How to Use withColumnRenamed() in PySpark
In this PySpark tutorial, you'll learn how to use the withColumnRenamed()
function to rename columns in a DataFrame. It’s useful when you want to clean or standardize column names.
📌 Why Use withColumnRenamed()?
- Rename existing column to a new column name
- Helps make DataFrames cleaner and easier to understand
- Useful for renaming multiple columns using chaining
🔧 Step 1: Create Spark Session
from pyspark.sql import SparkSession
spark = SparkSession.builder \
.appName("PySpark Rename Column Example") \
.getOrCreate()
🔧 Step 2: Create a Sample DataFrame
data = [
("Aamir Shahzad", "Pakistan", 25),
("Ali Raza", "USA", 30),
("Bob", "UK", 45),
("Lisa", "Canada", 35)
]
df = spark.createDataFrame(data, ["FullName", "Country", "Age"])

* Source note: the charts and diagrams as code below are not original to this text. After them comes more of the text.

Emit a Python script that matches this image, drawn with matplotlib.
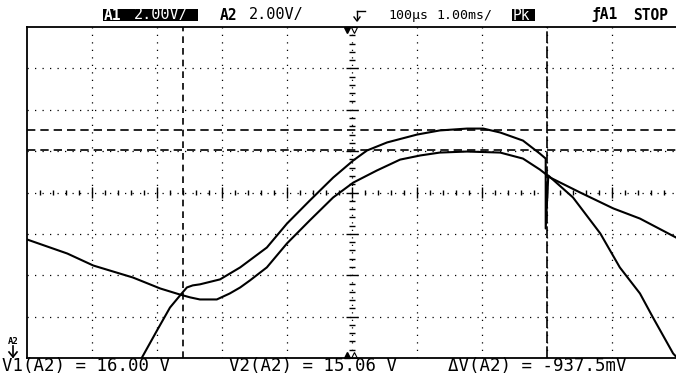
import matplotlib.pyplot as plt
import numpy as np
from matplotlib.patches import Rectangle
from matplotlib.lines import Line2D

# time in divisions (1.00 ms/div), volts on A2 (2.00 V/div, screen centre = 13 V)
t_a = [0.0, 0.62, 1.02, 1.63, 2.05, 2.35, 2.51, 2.66, 2.92, 3.12, 3.28, 3.43, 3.69, 4.0,
       4.35, 4.71, 5.02, 5.38, 5.74, 6.05, 6.35, 6.77, 7.28, 7.63, 7.89, 8.05, 8.51, 9.02,
       9.43, 10.0]
v_a = [10.73, 10.05, 9.47, 8.89, 8.36, 8.07, 7.93, 7.83, 7.83, 8.12, 8.41, 8.75, 9.38, 10.54,
       11.65, 12.76, 13.48, 14.06, 14.59, 14.79, 14.93, 14.98, 14.93, 14.64, 14.11, 13.72,
       13.00, 12.23, 11.74, 10.80]

t_b = [1.66, 1.77, 2.0, 2.2, 2.38, 2.46, 2.55, 2.66, 2.97, 3.28, 3.69, 4.0, 4.35, 4.71,
       5.02, 5.23, 5.54, 6.0, 6.35, 6.77, 7.02, 7.28, 7.63, 7.89, 7.98, 7.98, 8.02, 8.4,
       8.82, 9.12, 9.43, 9.63, 9.94, 10.05]
v_b = [4.16, 5.03, 6.33, 7.44, 8.12, 8.41, 8.51, 8.56, 8.80, 9.38, 10.34, 11.50, 12.61,
       13.72, 14.55, 15.03, 15.42, 15.80, 16.00, 16.09, 16.09, 15.90, 15.51, 14.88, 14.64,
       11.26, 13.82, 12.76, 11.02, 9.38, 8.12, 6.96, 5.22, 4.85]

cursor_t = [2.4, 8.0]
cursor_v = [16.00, 15.06]

W, H = 676, 374
fig = plt.figure(figsize=(W / 100, H / 100), dpi=100)
ax = fig.add_axes([27 / W, 16 / H, 650 / W, 331 / H])
ax.set_xlim(0, 10)
ax.set_ylim(5, 21)
ax.set_xticks([])
ax.set_yticks([])
for s in ax.spines.values():
    s.set_linewidth(1.3)

# graticule
dot = (0, (1, 5))
for x in range(1, 10):
    if x != 5:
        ax.axvline(x, ls=dot, lw=0.9, color="k")
for y in [7, 9, 11, 15, 17, 19]:
    ax.axhline(y, ls=dot, lw=0.9, color="k")
ax.axhline(13, ls=dot, lw=0.9, color="k")
ax.axvline(5, ls=dot, lw=0.9, color="k")

xs = np.round(np.arange(0.2, 10, 0.2), 2)
big = np.isclose(xs % 1, 0) | np.isclose(xs % 1, 1)
ax.vlines(xs, 13 - np.where(big, 0.28, 0.14), 13 + np.where(big, 0.28, 0.14), color="k", lw=1)
ys = np.round(np.arange(5.4, 21, 0.4), 2)
bigy = np.isclose((ys - 5) % 2, 0) | np.isclose((ys - 5) % 2, 2)
ax.hlines(ys, 5 - np.where(bigy, 0.09, 0.045), 5 + np.where(bigy, 0.09, 0.045), color="k", lw=1)

# cursors
ax.axvline(cursor_t[0], ls=(0, (4, 3)), lw=1.2, color="k")
ax.axvline(cursor_t[1], ls=(0, (7, 2)), lw=1.2, color="k")
for v in cursor_v:
    ax.axhline(v, ls=(0, (5, 3)), lw=1.2, color="k")

# traces
ax.plot(t_a, v_a, color="k", lw=1.5)
ax.plot(t_b, v_b, color="k", lw=1.5)

# trigger markers
ax.plot([4.92], [20.85], marker="v", ms=5, color="k", clip_on=False)
ax.plot([5.03], [20.85], marker="v", ms=4, mfc="white", mec="k", mew=0.8, clip_on=False)
ax.plot([4.92], [5.15], marker="^", ms=5, color="k", clip_on=False)
ax.plot([5.03], [5.15], marker="^", ms=4, mfc="white", mec="k", mew=0.8, clip_on=False)


def fx(px):
    return px / W


def fy(py):
    return 1 - py / H


mono = "DejaVu Sans Mono"
top = 15

fig.patches.append(Rectangle((fx(103), fy(21)), 95 / W, 12 / H, transform=fig.transFigure,
                             fc="k", ec="none"))
fig.patches.append(Rectangle((fx(512), fy(21)), 23 / W, 12 / H, transform=fig.transFigure,
                             fc="k", ec="none"))
fig.text(fx(104), fy(top), "A1", family=mono, weight="bold", size=10.5, color="white", va="center")
fig.text(fx(134), fy(top), "2.00V/", family=mono, size=11, color="white", va="center")
fig.text(fx(220), fy(top), "A2", family=mono, weight="bold", size=10.5, va="center")
fig.text(fx(249), fy(top), "2.00V/", family=mono, size=11, va="center")
fig.text(fx(388), fy(top), "100µs", family=mono, size=9.5, va="center")
fig.text(fx(436), fy(top), "1.00ms/", family=mono, size=9.5, va="center")
fig.text(fx(513), fy(top), "Pk", family=mono, size=10.5, color="white", va="center")
fig.text(fx(591), fy(top), "ƒA1", family=mono, weight="bold", size=10.5, va="center")
fig.text(fx(633), fy(top), "STOP", family=mono, weight="bold", size=10.5, va="center")

# trigger level symbol
fig.add_artist(Line2D([fx(357), fx(365)], [fy(11), fy(11)], color="k", lw=1))
fig.add_artist(Line2D([fx(357), fx(357)], [fy(11), fy(20)], color="k", lw=1))
fig.add_artist(Line2D([fx(354), fx(357), fx(360)], [fy(17), fy(21), fy(17)], color="k", lw=1))

# channel marker on the left
fig.text(fx(8), fy(341), "A2", family=mono, weight="bold", size=6.5, va="center")
fig.add_artist(Line2D([fx(13), fx(13)], [fy(346), fy(357)], color="k", lw=1.2))
fig.add_artist(Line2D([fx(9), fx(13), fx(17)], [fy(352), fy(357), fy(352)], color="k", lw=1.2))

bot = 366
fig.text(fx(2), fy(bot), "V1(A2) = 16.00 V", family=mono, size=12.5, va="center")
fig.text(fx(229), fy(bot), "V2(A2) = 15.06 V", family=mono, size=12.5, va="center")
fig.text(fx(448), fy(bot), "ΔV(A2) = -937.5mV", family=mono, size=12.5, va="center")

fig.savefig("out.png", dpi=100, facecolor="white")
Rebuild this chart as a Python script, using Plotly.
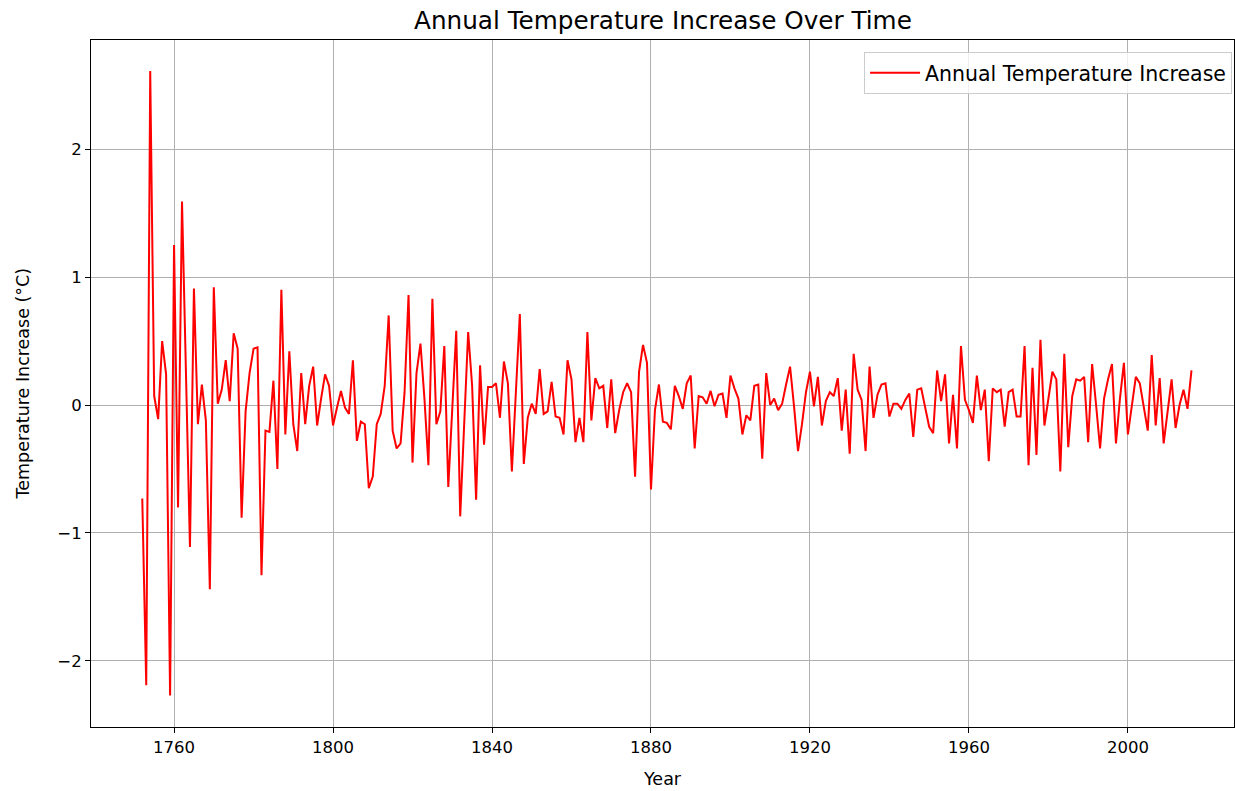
import plotly.graph_objects as go

years = list(range(1752, 2017))

temp_increase = [
    -0.73, -2.19, 2.61, 0.07, -0.11, 0.50, 0.24, -2.27,            # 1752-1759
    1.25, -0.80, 1.59, 0.20, -1.11, 0.91, -0.15, 0.16, -0.12, -1.44,  # 1760s
    0.92, 0.01, 0.12, 0.35, 0.03, 0.56, 0.44, -0.88, -0.05, 0.25,     # 1770s
    0.44, 0.45, -1.33, -0.20, -0.21, 0.19, -0.50, 0.90, -0.23, 0.42,  # 1780s
    -0.15, -0.36, 0.25, -0.15, 0.15, 0.30, -0.16, 0.05, 0.24, 0.15,   # 1790s
    -0.16, -0.02, 0.11, -0.02, -0.07, 0.35, -0.28, -0.13, -0.15, -0.65,  # 1800s
    -0.56, -0.15, -0.07, 0.15, 0.70, -0.20, -0.34, -0.30, 0.10, 0.86,    # 1810s
    -0.45, 0.25, 0.48, 0.05, -0.47, 0.83, -0.15, -0.05, 0.46, -0.64,     # 1820s
    -0.05, 0.58, -0.87, -0.10, 0.57, 0.15, -0.74, 0.31, -0.31, 0.14,     # 1830s
    0.14, 0.17, -0.10, 0.34, 0.17, -0.52, 0.10, 0.71, -0.46, -0.10,      # 1840s
    0.01, -0.07, 0.28, -0.07, -0.05, 0.18, -0.09, -0.10, -0.23, 0.35,    # 1850s
    0.20, -0.29, -0.10, -0.29, 0.57, -0.12, 0.21, 0.13, 0.15, -0.18,     # 1860s
    0.20, -0.22, -0.04, 0.10, 0.17, 0.10, -0.56, 0.26, 0.47, 0.33,       # 1870s
    -0.66, -0.04, 0.16, -0.13, -0.14, -0.19, 0.15, 0.07, -0.03, 0.17,    # 1880s
    0.23, -0.34, 0.07, 0.06, 0.01, 0.11, -0.01, 0.08, 0.09, -0.10,       # 1890s
    0.23, 0.13, 0.05, -0.23, -0.08, -0.12, 0.15, 0.16, -0.42, 0.25,      # 1900s
    0.00, 0.05, -0.04, 0.01, 0.16, 0.30, -0.01, -0.36, -0.15, 0.10,      # 1910s
    0.26, -0.01, 0.22, -0.16, 0.03, 0.10, 0.07, 0.21, -0.20, 0.12,       # 1920s
    -0.38, 0.40, 0.12, 0.04, -0.36, 0.30, -0.10, 0.08, 0.16, 0.17,       # 1930s
    -0.09, 0.01, 0.01, -0.03, 0.04, 0.09, -0.25, 0.12, 0.13, -0.01,      # 1940s
    -0.17, -0.22, 0.27, 0.03, 0.24, -0.30, 0.08, -0.34, 0.46, 0.04,      # 1950s
    -0.04, -0.14, 0.23, -0.04, 0.12, -0.44, 0.13, 0.10, 0.12, -0.17,     # 1960s
    0.10, 0.12, -0.09, -0.09, 0.46, -0.47, 0.29, -0.39, 0.51, -0.16,     # 1970s
    0.07, 0.26, 0.20, -0.52, 0.40, -0.33, 0.07, 0.20, 0.19, 0.22,        # 1980s
    -0.29, 0.32, 0.00, -0.34, 0.05, 0.20, 0.32, -0.30, 0.05, 0.33,       # 1990s
    -0.23, 0.00, 0.22, 0.17, 0.00, -0.20, 0.39, -0.16, 0.21, -0.30,      # 2000s
    -0.05, 0.20, -0.18, 0.00, 0.12, -0.03, 0.27,                         # 2010-2016
]

x_ticks = [1760, 1800, 1840, 1880, 1920, 1960, 2000]
y_ticks = [-2, -1, 0, 1, 2]
y_tick_labels = ["\u22122", "\u22121", "0", "1", "2"]

FONT = "DejaVu Sans"

fig = go.Figure()
fig.add_trace(go.Scatter(
    x=years, y=temp_increase, mode="lines",
    name="Annual Temperature Increase",
    line=dict(color="#ff0000", width=2),
))

axis_common = dict(
    showline=True, linecolor="black", linewidth=1, mirror=True,
    ticks="outside", ticklen=5, tickwidth=1, tickcolor="black",
    showgrid=True, gridcolor="#b0b0b0", gridwidth=1,
    zeroline=False,
    tickfont=dict(family=FONT, size=16.5, color="black"),
)

fig.update_layout(
    width=1235, height=791,
    margin=dict(l=91, r=1, t=40, b=64),
    paper_bgcolor="white", plot_bgcolor="white",
    font=dict(family=FONT, color="black"),
    showlegend=True,
    legend=dict(
        x=0.9983, y=0.9825, xanchor="right", yanchor="top",
        bgcolor="rgba(255,255,255,0.8)", bordercolor="#cccccc", borderwidth=1,
        font=dict(family=FONT, size=20.5, color="black"),
        itemwidth=50,
    ),
    xaxis=dict(range=[1739.1, 2026.7], tickvals=x_ticks, **axis_common),
    yaxis=dict(range=[-2.516, 2.852], tickvals=y_ticks, ticktext=y_tick_labels, **axis_common),
    annotations=[
        dict(text="Annual Temperature Increase Over Time", xref="paper", yref="paper",
             x=0.5, y=1 + 20 / 687, xanchor="center", yanchor="middle", showarrow=False,
             font=dict(family=FONT, size=24.7, color="black")),
        dict(text="Year", xref="paper", yref="paper",
             x=0.5, y=-52 / 687, xanchor="center", yanchor="middle", showarrow=False,
             font=dict(family=FONT, size=17.5, color="black")),
        dict(text="Temperature Increase (°C)", xref="paper", yref="paper",
             x=-69 / 1143, y=0.5, xanchor="center", yanchor="middle", showarrow=False,
             textangle=-90, font=dict(family=FONT, size=17.5, color="black")),
    ],
)

fig.write_html(
    "out.html",
    config={"displayModeBar": False},
    post_script="document.body.style.margin='0';document.body.style.overflow='hidden';",
)
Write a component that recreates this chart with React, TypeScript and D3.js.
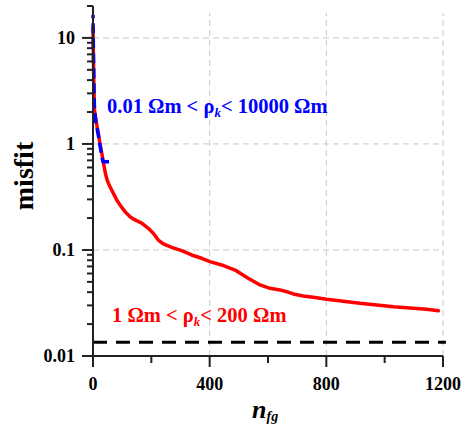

print("Original DataFrame:")
df.show()
+--------------+--------+---+
| FullName | Country|Age|
+--------------+--------+---+
| Aamir Shahzad|Pakistan| 25|
| Ali Raza | USA | 30|
| Bob | UK | 45|
| Lisa | Canada | 35|
+--------------+--------+---+
| FullName | Country|Age|
+--------------+--------+---+
| Aamir Shahzad|Pakistan| 25|
| Ali Raza | USA | 30|
| Bob | UK | 45|
| Lisa | Canada | 35|
+--------------+--------+---+
🔧 Step 3: Rename Columns Using withColumnRenamed()
# Rename 'FullName' to 'Name' and 'Country' to 'Nationality'
renamed_df = df.withColumnRenamed("FullName", "Name") \
.withColumnRenamed("Country", "Nationality")
print("DataFrame with Renamed Columns:")
renamed_df.show()
+--------------+------------+---+
| Name | Nationality|Age|
+--------------+------------+---+
| Aamir Shahzad| Pakistan | 25|
| Ali Raza | USA | 30|
| Bob | UK | 45|
| Lisa | Canada | 35|
+--------------+------------+---+
| Name | Nationality|Age|
+--------------+------------+---+
| Aamir Shahzad| Pakistan | 25|
| Ali Raza | USA | 30|
| Bob | UK | 45|
| Lisa | Canada | 35|
+--------------+------------+---+